# [WHAT YOU HAVE TO DO]
Among the records below, find each line that includes the string "using" and copy it.

# [Code that draws figures]

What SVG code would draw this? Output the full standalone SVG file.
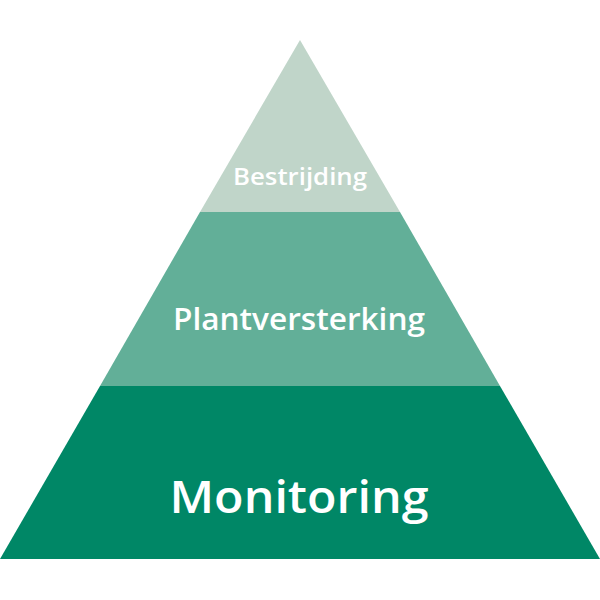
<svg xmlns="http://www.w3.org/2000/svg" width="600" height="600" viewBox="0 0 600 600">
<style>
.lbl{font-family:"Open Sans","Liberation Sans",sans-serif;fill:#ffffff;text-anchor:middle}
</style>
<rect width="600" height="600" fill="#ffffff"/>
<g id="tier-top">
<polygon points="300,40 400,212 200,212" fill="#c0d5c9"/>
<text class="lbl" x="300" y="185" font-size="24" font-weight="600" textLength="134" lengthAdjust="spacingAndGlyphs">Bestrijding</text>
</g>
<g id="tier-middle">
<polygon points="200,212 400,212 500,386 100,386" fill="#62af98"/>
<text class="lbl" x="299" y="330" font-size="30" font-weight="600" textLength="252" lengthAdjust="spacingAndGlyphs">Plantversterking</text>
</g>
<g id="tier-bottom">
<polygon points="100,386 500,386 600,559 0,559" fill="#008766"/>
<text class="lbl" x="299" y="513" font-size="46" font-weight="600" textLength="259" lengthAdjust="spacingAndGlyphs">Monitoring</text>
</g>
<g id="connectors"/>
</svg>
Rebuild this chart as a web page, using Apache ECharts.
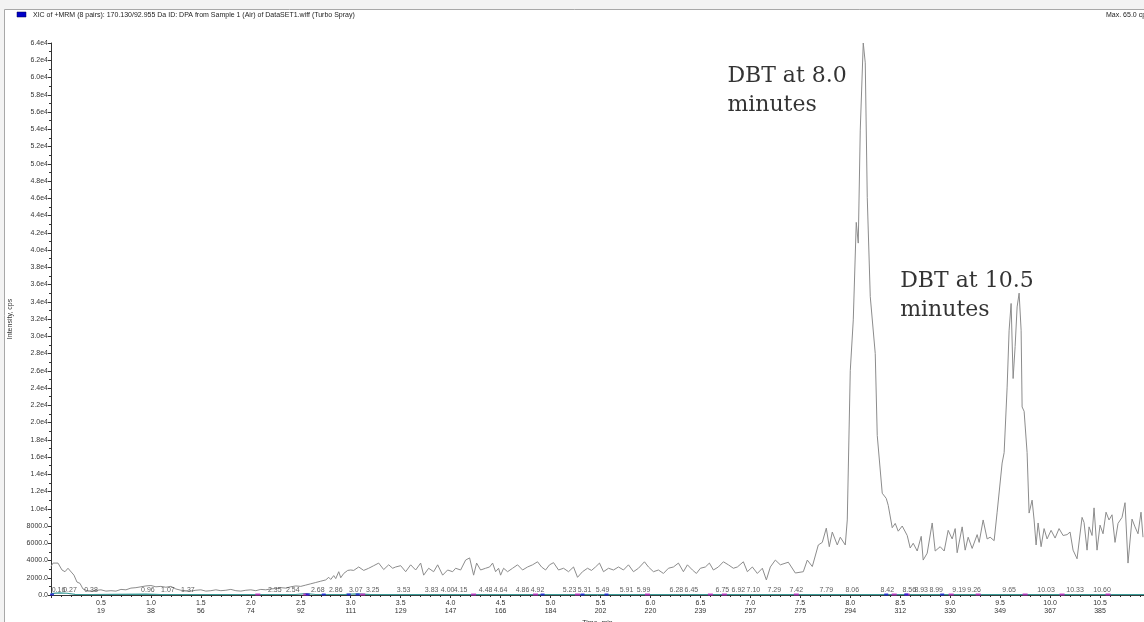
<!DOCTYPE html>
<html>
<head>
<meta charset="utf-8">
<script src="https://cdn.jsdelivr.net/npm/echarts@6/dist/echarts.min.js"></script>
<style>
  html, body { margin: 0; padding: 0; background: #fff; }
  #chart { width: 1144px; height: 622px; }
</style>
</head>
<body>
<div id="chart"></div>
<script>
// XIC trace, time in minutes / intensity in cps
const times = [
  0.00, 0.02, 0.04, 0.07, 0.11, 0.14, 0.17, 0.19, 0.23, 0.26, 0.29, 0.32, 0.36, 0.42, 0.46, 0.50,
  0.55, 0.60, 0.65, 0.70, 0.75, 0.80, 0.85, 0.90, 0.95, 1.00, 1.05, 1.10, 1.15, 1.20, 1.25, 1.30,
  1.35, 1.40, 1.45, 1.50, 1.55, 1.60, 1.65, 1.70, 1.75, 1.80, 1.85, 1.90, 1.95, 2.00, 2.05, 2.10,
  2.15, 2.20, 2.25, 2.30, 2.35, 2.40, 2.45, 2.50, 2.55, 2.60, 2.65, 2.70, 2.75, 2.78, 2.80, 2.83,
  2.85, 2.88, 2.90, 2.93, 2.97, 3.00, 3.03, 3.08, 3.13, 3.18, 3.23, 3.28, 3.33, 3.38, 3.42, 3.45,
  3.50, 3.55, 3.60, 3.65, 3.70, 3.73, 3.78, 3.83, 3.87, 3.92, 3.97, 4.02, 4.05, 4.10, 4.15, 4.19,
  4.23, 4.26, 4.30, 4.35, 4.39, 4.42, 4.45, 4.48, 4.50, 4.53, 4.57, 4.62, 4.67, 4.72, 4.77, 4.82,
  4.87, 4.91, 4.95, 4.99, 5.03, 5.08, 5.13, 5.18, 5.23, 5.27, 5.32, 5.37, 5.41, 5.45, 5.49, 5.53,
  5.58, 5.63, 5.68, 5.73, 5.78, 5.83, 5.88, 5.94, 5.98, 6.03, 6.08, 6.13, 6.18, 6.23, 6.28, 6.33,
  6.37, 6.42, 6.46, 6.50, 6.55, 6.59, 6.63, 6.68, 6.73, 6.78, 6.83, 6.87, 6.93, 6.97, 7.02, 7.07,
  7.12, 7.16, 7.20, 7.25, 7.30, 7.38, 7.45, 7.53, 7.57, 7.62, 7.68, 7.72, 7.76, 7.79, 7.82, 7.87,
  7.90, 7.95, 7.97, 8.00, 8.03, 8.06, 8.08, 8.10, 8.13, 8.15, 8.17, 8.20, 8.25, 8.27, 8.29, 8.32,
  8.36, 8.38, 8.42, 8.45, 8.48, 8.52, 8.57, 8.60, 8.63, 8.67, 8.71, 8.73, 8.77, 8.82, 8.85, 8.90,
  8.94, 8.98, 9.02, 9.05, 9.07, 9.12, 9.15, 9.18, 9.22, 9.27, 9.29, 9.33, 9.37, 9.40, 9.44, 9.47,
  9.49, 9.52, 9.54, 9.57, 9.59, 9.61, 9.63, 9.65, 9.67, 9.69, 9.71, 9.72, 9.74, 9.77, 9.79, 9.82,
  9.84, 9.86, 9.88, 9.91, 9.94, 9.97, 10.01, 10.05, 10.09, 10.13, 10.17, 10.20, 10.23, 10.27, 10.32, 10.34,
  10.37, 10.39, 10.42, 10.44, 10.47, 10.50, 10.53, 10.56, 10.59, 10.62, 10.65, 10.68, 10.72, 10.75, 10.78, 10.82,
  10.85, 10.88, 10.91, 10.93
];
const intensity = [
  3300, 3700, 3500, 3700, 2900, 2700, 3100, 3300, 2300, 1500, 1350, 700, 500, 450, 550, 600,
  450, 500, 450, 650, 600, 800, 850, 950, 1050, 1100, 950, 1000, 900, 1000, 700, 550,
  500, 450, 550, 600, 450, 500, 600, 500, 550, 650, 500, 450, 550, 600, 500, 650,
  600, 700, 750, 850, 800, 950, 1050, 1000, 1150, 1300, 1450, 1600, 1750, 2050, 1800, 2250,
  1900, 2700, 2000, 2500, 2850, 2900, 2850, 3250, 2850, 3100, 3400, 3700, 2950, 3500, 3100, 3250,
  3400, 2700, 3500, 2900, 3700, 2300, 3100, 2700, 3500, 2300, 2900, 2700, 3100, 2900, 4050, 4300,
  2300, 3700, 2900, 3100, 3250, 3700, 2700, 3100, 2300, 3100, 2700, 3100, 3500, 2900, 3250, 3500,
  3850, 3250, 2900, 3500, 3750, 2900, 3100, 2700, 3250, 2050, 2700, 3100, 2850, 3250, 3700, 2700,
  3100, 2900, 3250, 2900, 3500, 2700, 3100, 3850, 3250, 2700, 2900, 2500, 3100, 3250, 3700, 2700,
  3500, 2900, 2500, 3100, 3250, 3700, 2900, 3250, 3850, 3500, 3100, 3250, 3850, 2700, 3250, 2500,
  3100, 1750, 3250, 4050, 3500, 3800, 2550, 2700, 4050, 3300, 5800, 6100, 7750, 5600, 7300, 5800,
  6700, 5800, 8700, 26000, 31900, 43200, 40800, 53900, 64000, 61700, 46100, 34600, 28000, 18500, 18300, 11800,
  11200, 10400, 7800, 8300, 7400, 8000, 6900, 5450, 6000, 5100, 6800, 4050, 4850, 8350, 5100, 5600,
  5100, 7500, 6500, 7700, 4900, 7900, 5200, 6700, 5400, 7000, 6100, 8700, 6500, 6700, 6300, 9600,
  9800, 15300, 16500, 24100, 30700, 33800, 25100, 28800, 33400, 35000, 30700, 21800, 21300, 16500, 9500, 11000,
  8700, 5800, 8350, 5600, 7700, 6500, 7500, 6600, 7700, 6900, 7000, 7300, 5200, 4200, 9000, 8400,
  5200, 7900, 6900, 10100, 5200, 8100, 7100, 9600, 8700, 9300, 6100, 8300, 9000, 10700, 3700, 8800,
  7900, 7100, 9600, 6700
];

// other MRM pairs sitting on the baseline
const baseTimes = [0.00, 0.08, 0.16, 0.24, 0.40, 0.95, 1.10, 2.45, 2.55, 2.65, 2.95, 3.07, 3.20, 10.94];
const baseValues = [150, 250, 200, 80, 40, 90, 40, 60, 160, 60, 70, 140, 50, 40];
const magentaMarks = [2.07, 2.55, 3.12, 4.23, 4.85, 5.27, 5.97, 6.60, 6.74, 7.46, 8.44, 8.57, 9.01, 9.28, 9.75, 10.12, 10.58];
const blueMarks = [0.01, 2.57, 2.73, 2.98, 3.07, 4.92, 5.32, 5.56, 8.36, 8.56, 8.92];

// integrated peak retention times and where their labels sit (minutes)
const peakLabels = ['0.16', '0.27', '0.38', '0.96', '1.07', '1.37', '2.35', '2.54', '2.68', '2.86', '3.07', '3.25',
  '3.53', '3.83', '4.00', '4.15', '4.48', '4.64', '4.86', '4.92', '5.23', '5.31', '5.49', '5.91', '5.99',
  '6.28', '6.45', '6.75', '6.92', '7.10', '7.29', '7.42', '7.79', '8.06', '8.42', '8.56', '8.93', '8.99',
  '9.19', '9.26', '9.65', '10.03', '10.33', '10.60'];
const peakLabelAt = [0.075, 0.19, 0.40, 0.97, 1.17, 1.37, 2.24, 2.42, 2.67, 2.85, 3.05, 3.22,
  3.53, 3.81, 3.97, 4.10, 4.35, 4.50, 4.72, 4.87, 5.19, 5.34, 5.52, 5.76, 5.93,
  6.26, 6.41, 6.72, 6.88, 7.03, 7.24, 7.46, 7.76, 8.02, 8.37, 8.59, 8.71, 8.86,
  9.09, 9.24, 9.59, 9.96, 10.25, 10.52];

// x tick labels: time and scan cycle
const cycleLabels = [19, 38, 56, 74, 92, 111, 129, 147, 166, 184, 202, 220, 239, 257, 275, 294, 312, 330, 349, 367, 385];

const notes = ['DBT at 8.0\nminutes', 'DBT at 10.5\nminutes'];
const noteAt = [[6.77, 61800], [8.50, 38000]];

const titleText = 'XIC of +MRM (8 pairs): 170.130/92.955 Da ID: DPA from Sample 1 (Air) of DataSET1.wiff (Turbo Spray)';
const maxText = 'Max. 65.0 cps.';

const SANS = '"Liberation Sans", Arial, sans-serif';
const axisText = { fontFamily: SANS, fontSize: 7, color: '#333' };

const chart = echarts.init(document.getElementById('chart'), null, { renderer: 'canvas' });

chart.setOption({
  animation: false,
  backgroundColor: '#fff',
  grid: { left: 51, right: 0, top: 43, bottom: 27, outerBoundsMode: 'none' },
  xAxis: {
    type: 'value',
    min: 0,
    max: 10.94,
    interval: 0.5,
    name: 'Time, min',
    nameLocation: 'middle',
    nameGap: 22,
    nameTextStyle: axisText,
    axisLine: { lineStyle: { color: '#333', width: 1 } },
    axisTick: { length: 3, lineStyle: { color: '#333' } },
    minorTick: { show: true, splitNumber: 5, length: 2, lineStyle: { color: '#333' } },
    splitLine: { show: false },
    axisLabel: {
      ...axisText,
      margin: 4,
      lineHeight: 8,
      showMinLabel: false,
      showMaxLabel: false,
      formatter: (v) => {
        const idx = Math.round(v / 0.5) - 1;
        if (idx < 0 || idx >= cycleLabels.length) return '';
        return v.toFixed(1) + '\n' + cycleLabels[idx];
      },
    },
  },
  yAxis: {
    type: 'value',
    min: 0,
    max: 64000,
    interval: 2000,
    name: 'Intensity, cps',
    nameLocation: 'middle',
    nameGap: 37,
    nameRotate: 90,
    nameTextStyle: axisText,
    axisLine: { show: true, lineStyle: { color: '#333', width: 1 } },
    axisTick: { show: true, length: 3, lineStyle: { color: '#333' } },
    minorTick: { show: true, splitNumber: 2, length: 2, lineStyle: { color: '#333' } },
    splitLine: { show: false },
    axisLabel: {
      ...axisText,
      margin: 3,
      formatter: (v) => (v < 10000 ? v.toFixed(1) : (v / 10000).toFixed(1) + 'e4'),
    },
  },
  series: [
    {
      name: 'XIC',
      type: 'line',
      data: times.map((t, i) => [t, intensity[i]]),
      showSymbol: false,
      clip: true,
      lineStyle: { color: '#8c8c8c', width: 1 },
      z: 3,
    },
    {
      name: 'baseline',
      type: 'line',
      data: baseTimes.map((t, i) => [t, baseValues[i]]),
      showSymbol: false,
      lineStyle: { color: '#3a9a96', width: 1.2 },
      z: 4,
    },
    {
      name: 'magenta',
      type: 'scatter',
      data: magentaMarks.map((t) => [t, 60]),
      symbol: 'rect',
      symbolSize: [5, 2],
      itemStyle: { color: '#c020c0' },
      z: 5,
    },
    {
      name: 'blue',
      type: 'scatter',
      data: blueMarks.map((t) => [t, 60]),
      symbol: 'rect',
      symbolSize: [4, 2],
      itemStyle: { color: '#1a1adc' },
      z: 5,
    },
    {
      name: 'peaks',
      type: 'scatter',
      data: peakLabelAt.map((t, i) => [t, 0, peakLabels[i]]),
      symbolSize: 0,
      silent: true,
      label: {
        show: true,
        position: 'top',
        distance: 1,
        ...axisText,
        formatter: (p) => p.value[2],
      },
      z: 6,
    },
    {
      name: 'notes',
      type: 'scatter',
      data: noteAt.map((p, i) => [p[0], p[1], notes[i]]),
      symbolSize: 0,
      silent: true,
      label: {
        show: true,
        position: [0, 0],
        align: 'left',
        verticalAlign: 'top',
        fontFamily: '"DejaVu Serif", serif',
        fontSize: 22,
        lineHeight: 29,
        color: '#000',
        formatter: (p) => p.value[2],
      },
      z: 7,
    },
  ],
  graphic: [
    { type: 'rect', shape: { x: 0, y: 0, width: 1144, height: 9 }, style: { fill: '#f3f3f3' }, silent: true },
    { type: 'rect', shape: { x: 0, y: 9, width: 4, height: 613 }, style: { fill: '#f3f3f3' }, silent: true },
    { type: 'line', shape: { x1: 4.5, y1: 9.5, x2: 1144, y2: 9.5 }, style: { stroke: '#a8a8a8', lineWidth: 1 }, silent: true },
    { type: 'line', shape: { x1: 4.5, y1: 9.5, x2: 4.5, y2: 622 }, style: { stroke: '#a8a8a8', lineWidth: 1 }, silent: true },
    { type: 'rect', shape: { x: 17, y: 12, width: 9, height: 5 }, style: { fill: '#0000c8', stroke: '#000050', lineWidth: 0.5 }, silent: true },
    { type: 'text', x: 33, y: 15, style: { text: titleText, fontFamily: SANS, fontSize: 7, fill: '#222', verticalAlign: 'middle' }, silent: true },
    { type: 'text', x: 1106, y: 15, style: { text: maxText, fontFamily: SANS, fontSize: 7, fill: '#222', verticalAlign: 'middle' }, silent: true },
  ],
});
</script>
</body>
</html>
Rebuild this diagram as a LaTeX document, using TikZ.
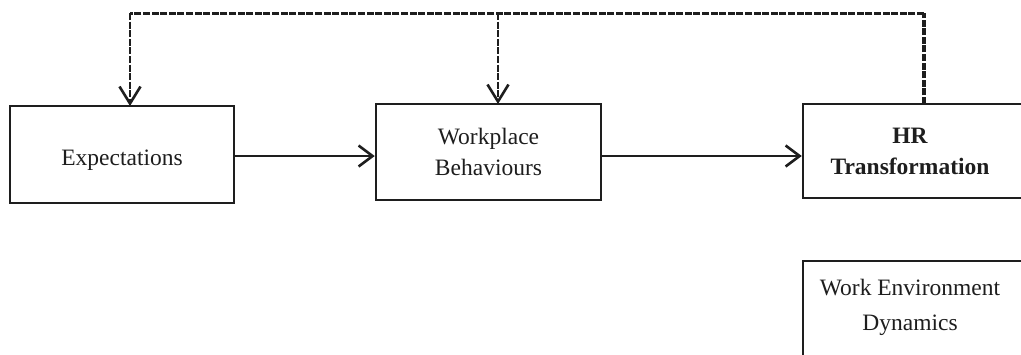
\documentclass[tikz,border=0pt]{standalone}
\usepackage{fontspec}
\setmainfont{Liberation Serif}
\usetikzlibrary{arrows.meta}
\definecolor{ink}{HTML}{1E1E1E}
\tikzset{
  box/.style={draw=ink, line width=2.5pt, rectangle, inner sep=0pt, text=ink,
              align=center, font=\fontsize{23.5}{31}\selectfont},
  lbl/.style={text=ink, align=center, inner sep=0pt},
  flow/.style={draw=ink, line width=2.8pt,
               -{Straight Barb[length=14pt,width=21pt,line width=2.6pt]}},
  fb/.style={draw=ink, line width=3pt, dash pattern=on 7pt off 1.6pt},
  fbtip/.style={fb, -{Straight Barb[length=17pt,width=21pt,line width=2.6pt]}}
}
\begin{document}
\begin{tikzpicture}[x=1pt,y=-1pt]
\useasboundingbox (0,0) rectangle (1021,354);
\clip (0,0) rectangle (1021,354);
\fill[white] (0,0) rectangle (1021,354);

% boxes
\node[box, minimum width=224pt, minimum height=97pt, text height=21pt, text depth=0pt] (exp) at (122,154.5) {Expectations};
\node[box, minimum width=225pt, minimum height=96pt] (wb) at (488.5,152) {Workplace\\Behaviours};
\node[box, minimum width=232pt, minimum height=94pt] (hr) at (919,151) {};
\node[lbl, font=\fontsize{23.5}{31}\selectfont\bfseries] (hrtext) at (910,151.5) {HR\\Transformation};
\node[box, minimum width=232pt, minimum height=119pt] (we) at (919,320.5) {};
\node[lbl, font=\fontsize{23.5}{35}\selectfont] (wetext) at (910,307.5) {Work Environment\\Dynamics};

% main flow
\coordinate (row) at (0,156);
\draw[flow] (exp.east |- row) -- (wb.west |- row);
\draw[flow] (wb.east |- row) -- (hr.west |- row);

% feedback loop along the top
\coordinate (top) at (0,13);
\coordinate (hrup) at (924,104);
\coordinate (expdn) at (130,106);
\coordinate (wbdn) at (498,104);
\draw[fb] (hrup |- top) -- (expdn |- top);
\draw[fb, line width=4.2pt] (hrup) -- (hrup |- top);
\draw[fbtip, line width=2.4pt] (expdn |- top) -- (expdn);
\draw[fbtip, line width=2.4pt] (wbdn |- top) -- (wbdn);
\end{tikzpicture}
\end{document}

# [WRITTEN RESPONSE]
Rebuild this chart as a web page, using Apache ECharts.
Rebuild this diagram as a LaTeX document, using TikZ.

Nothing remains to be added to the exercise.